_EXERCISE OBJECTIVE_
Omit all pictures, then retype the data exactly as given.

_GIVEN MATERIAL_

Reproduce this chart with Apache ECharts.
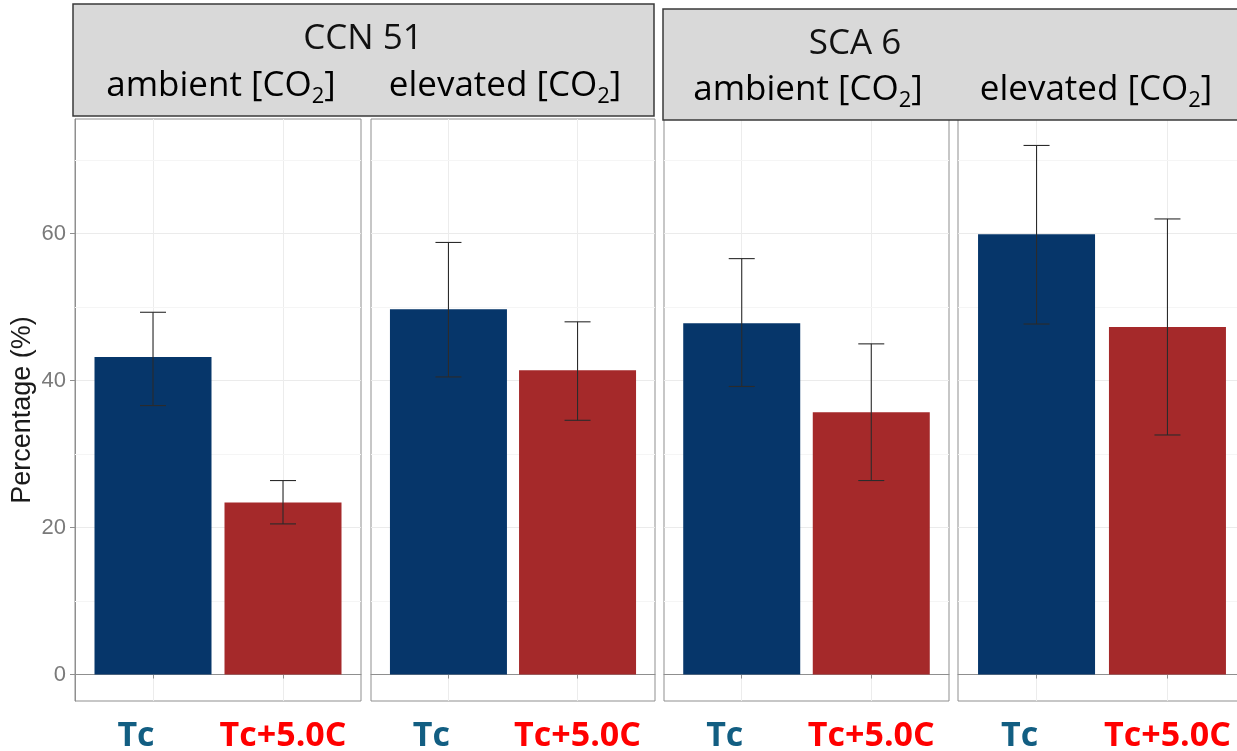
<!DOCTYPE html>
<html>
<head>
<meta charset="utf-8">
<script src="https://cdn.jsdelivr.net/npm/echarts@6/dist/echarts.min.js"></script>
<style>
  html, body { margin: 0; padding: 0; background: #fff; }
  #chart { width: 1237px; height: 751px; }
</style>
</head>
<body>
<div id="chart"></div>
<script>
// facets: cultivar x CO2 level, two temperature treatments in each
const cultivars = ["CCN 51", "SCA 6"];
const co2Levels = ["ambient", "elevated"];
const treatments = ["Tc", "Tc+5.0C"];

// panel order: CCN51 ambient, CCN51 elevated, SCA6 ambient, SCA6 elevated
const tcMean = [43.2, 49.7, 47.8, 59.9];
const tcLow = [36.6, 40.5, 39.2, 47.7];
const tcHigh = [49.3, 58.8, 56.6, 72.0];
const warmMean = [23.4, 41.4, 35.7, 47.3];
const warmLow = [20.5, 34.6, 26.4, 32.6];
const warmHigh = [26.4, 48.0, 45.0, 62.0];

const yTicks = [0, 20, 40, 60];
const yMinorTicks = [10, 30, 50, 70];

const BLUE = "#06366a";
const RED = "#a5292a";
const gridBoxes = [
  { left: 75, width: 286 },
  { left: 371, width: 284 },
  { left: 664, width: 285 },
  { left: 958, width: 288 }
];

const chart = echarts.init(document.getElementById("chart"));

const grids = [];
const xAxes = [];
const yAxes = [];
const series = [];

gridBoxes.forEach((g, i) => {
  grids.push({
    left: g.left, width: g.width, top: 119, bottom: 50,
    outerBoundsMode: "none", containLabel: false,
    show: true, borderColor: "#8f8f8f", borderWidth: 1, backgroundColor: "#fff"
  });
  xAxes.push({
    gridIndex: i, type: "value", min: 0.4, max: 2.6,
    axisLine: { show: true, lineStyle: { color: "#8f8f8f" } },
    axisTick: { show: true, customValues: [1, 2], length: 4, lineStyle: { color: "#8f8f8f" } },
    splitLine: { show: true, lineStyle: { color: "#ececec", width: 1 } },
    axisLabel: {
      show: true, customValues: [1, 2], margin: 16,
      formatter: v => v === 1 ? "{tc|" + treatments[0] + "}" : "{warm|" + treatments[1] + "}",
      rich: {
        tc: { color: "#125e82", fontSize: 34, fontWeight: "bold", fontFamily: "Open Sans", padding: [0, 34, 0, 0], lineHeight: 38 },
        warm: { color: "#ff0000", fontSize: 34, fontWeight: "bold", fontFamily: "Open Sans", lineHeight: 38 }
      }
    }
  });
  yAxes.push({
    gridIndex: i, type: "value", min: -3.6, max: 75.6,
    name: i === 0 ? "Percentage (%)" : "",
    nameLocation: "middle", nameRotate: 90, nameGap: 39,
    nameTextStyle: { fontFamily: "Liberation Sans", fontSize: 27, color: "#1a1a1a" },
    axisLine: { show: i === 0, lineStyle: { color: "#8f8f8f" } },
    axisTick: { show: i === 0, customValues: yTicks, length: 5, lineStyle: { color: "#8f8f8f" } },
    splitLine: { show: true, lineStyle: { color: "#ebebeb", width: 1 } },
    axisLabel: {
      show: i === 0, customValues: yTicks, margin: 9,
      fontFamily: "Liberation Sans", fontSize: 22, color: "#7a7a7a"
    }
  });
  series.push({
    type: "bar", xAxisIndex: i, yAxisIndex: i, barWidth: 117, z: 3,
    data: [
      { value: [1, tcMean[i]], itemStyle: { color: BLUE } },
      { value: [2, warmMean[i]], itemStyle: { color: RED } }
    ],
    markLine: {
      silent: true, symbol: "none", label: { show: false }, z: 1,
      lineStyle: { color: "#f5f5f5", type: "solid", width: 1 },
      data: yMinorTicks.map(v => ({ yAxis: v }))
    }
  });
  series.push({
    type: "custom", xAxisIndex: i, yAxisIndex: i, z: 5,
    data: [[1, tcLow[i], tcHigh[i]], [2, warmLow[i], warmHigh[i]]],
    renderItem: (params, api) => {
      const lo = api.coord([api.value(0), api.value(1)]);
      const hi = api.coord([api.value(0), api.value(2)]);
      const cap = 13;
      const style = { stroke: "#2b2b2b", lineWidth: 1.1 };
      return {
        type: "group",
        children: [
          { type: "line", shape: { x1: lo[0], y1: lo[1], x2: hi[0], y2: hi[1] }, style },
          { type: "line", shape: { x1: hi[0] - cap, y1: hi[1], x2: hi[0] + cap, y2: hi[1] }, style },
          { type: "line", shape: { x1: lo[0] - cap, y1: lo[1], x2: lo[0] + cap, y2: lo[1] }, style }
        ]
      };
    }
  });
});

const headFont = { fontFamily: "Open Sans", fontSize: 35, fill: "#111" };
const co2Rich = {
  m: { fontFamily: "Open Sans", fontSize: 35, color: "#111", lineHeight: 44 },
  s: { fontFamily: "Open Sans", fontSize: 22, color: "#111", lineHeight: 22, verticalAlign: "bottom" }
};
function co2Label(level) {
  return "{m|" + level + " [CO}{s|2}{m|]}";
}

function header(x, y, w, h, cx, cy, subPos, name) {
  return [
    { type: "rect", shape: { x, y, width: w, height: h }, style: { fill: "#d9d9d9", stroke: "#3a3a3a", lineWidth: 1.5 }, z: 10 },
    { type: "text", x: cx, y: cy, style: Object.assign({ text: name, align: "center", verticalAlign: "middle" }, headFont), z: 11 },
    { type: "text", x: subPos[0], y: subPos[2], style: { text: co2Label(co2Levels[0]), rich: co2Rich, align: "center", verticalAlign: "middle" }, z: 11 },
    { type: "text", x: subPos[1], y: subPos[2], style: { text: co2Label(co2Levels[1]), rich: co2Rich, align: "center", verticalAlign: "middle" }, z: 11 }
  ];
}

chart.setOption({
  animation: false,
  backgroundColor: "#fff",
  grid: grids,
  xAxis: xAxes,
  yAxis: yAxes,
  series,
  graphic: [
    ...header(73, 4, 581, 112, 363, 39, [221, 505, 86], cultivars[0]),
    ...header(663, 9, 582, 111, 855, 44, [808, 1096, 90], cultivars[1])
  ]
});
</script>
</body>
</html>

_RIGHT ANSWER_
Reproduce this chart with Apache ECharts.
<!DOCTYPE html>
<html>
<head>
<meta charset="utf-8">
<script src="https://cdn.jsdelivr.net/npm/echarts@6/dist/echarts.min.js"></script>
<style>
  html, body { margin: 0; padding: 0; background: #fff; }
  #chart { width: 1237px; height: 751px; }
</style>
</head>
<body>
<div id="chart"></div>
<script>
// facets: cultivar x CO2 level, two temperature treatments in each
const cultivars = ["CCN 51", "SCA 6"];
const co2Levels = ["ambient", "elevated"];
const treatments = ["Tc", "Tc+5.0C"];

// panel order: CCN51 ambient, CCN51 elevated, SCA6 ambient, SCA6 elevated
const tcMean = [43.2, 49.7, 47.8, 59.9];
const tcLow = [36.6, 40.5, 39.2, 47.7];
const tcHigh = [49.3, 58.8, 56.6, 72.0];
const warmMean = [23.4, 41.4, 35.7, 47.3];
const warmLow = [20.5, 34.6, 26.4, 32.6];
const warmHigh = [26.4, 48.0, 45.0, 62.0];

const yTicks = [0, 20, 40, 60];
const yMinorTicks = [10, 30, 50, 70];

const BLUE = "#06366a";
const RED = "#a5292a";
const gridBoxes = [
  { left: 75, width: 286 },
  { left: 371, width: 284 },
  { left: 664, width: 285 },
  { left: 958, width: 288 }
];

const chart = echarts.init(document.getElementById("chart"));

const grids = [];
const xAxes = [];
const yAxes = [];
const series = [];

gridBoxes.forEach((g, i) => {
  grids.push({
    left: g.left, width: g.width, top: 119, bottom: 50,
    outerBoundsMode: "none", containLabel: false,
    show: true, borderColor: "#8f8f8f", borderWidth: 1, backgroundColor: "#fff"
  });
  xAxes.push({
    gridIndex: i, type: "value", min: 0.4, max: 2.6,
    axisLine: { show: true, lineStyle: { color: "#8f8f8f" } },
    axisTick: { show: true, customValues: [1, 2], length: 4, lineStyle: { color: "#8f8f8f" } },
    splitLine: { show: true, lineStyle: { color: "#ececec", width: 1 } },
    axisLabel: {
      show: true, customValues: [1, 2], margin: 16,
      formatter: v => v === 1 ? "{tc|" + treatments[0] + "}" : "{warm|" + treatments[1] + "}",
      rich: {
        tc: { color: "#125e82", fontSize: 34, fontWeight: "bold", fontFamily: "Open Sans", padding: [0, 34, 0, 0], lineHeight: 38 },
        warm: { color: "#ff0000", fontSize: 34, fontWeight: "bold", fontFamily: "Open Sans", lineHeight: 38 }
      }
    }
  });
  yAxes.push({
    gridIndex: i, type: "value", min: -3.6, max: 75.6,
    name: i === 0 ? "Percentage (%)" : "",
    nameLocation: "middle", nameRotate: 90, nameGap: 39,
    nameTextStyle: { fontFamily: "Liberation Sans", fontSize: 27, color: "#1a1a1a" },
    axisLine: { show: i === 0, lineStyle: { color: "#8f8f8f" } },
    axisTick: { show: i === 0, customValues: yTicks, length: 5, lineStyle: { color: "#8f8f8f" } },
    splitLine: { show: true, lineStyle: { color: "#ebebeb", width: 1 } },
    axisLabel: {
      show: i === 0, customValues: yTicks, margin: 9,
      fontFamily: "Liberation Sans", fontSize: 22, color: "#7a7a7a"
    }
  });
  series.push({
    type: "bar", xAxisIndex: i, yAxisIndex: i, barWidth: 117, z: 3,
    data: [
      { value: [1, tcMean[i]], itemStyle: { color: BLUE } },
      { value: [2, warmMean[i]], itemStyle: { color: RED } }
    ],
    markLine: {
      silent: true, symbol: "none", label: { show: false }, z: 1,
      lineStyle: { color: "#f5f5f5", type: "solid", width: 1 },
      data: yMinorTicks.map(v => ({ yAxis: v }))
    }
  });
  series.push({
    type: "custom", xAxisIndex: i, yAxisIndex: i, z: 5,
    data: [[1, tcLow[i], tcHigh[i]], [2, warmLow[i], warmHigh[i]]],
    renderItem: (params, api) => {
      const lo = api.coord([api.value(0), api.value(1)]);
      const hi = api.coord([api.value(0), api.value(2)]);
      const cap = 13;
      const style = { stroke: "#2b2b2b", lineWidth: 1.1 };
      return {
        type: "group",
        children: [
          { type: "line", shape: { x1: lo[0], y1: lo[1], x2: hi[0], y2: hi[1] }, style },
          { type: "line", shape: { x1: hi[0] - cap, y1: hi[1], x2: hi[0] + cap, y2: hi[1] }, style },
          { type: "line", shape: { x1: lo[0] - cap, y1: lo[1], x2: lo[0] + cap, y2: lo[1] }, style }
        ]
      };
    }
  });
});

const headFont = { fontFamily: "Open Sans", fontSize: 35, fill: "#111" };
const co2Rich = {
  m: { fontFamily: "Open Sans", fontSize: 35, color: "#111", lineHeight: 44 },
  s: { fontFamily: "Open Sans", fontSize: 22, color: "#111", lineHeight: 22, verticalAlign: "bottom" }
};
function co2Label(level) {
  return "{m|" + level + " [CO}{s|2}{m|]}";
}

function header(x, y, w, h, cx, cy, subPos, name) {
  return [
    { type: "rect", shape: { x, y, width: w, height: h }, style: { fill: "#d9d9d9", stroke: "#3a3a3a", lineWidth: 1.5 }, z: 10 },
    { type: "text", x: cx, y: cy, style: Object.assign({ text: name, align: "center", verticalAlign: "middle" }, headFont), z: 11 },
    { type: "text", x: subPos[0], y: subPos[2], style: { text: co2Label(co2Levels[0]), rich: co2Rich, align: "center", verticalAlign: "middle" }, z: 11 },
    { type: "text", x: subPos[1], y: subPos[2], style: { text: co2Label(co2Levels[1]), rich: co2Rich, align: "center", verticalAlign: "middle" }, z: 11 }
  ];
}

chart.setOption({
  animation: false,
  backgroundColor: "#fff",
  grid: grids,
  xAxis: xAxes,
  yAxis: yAxes,
  series,
  graphic: [
    ...header(73, 4, 581, 112, 363, 39, [221, 505, 86], cultivars[0]),
    ...header(663, 9, 582, 111, 855, 44, [808, 1096, 90], cultivars[1])
  ]
});
</script>
</body>
</html>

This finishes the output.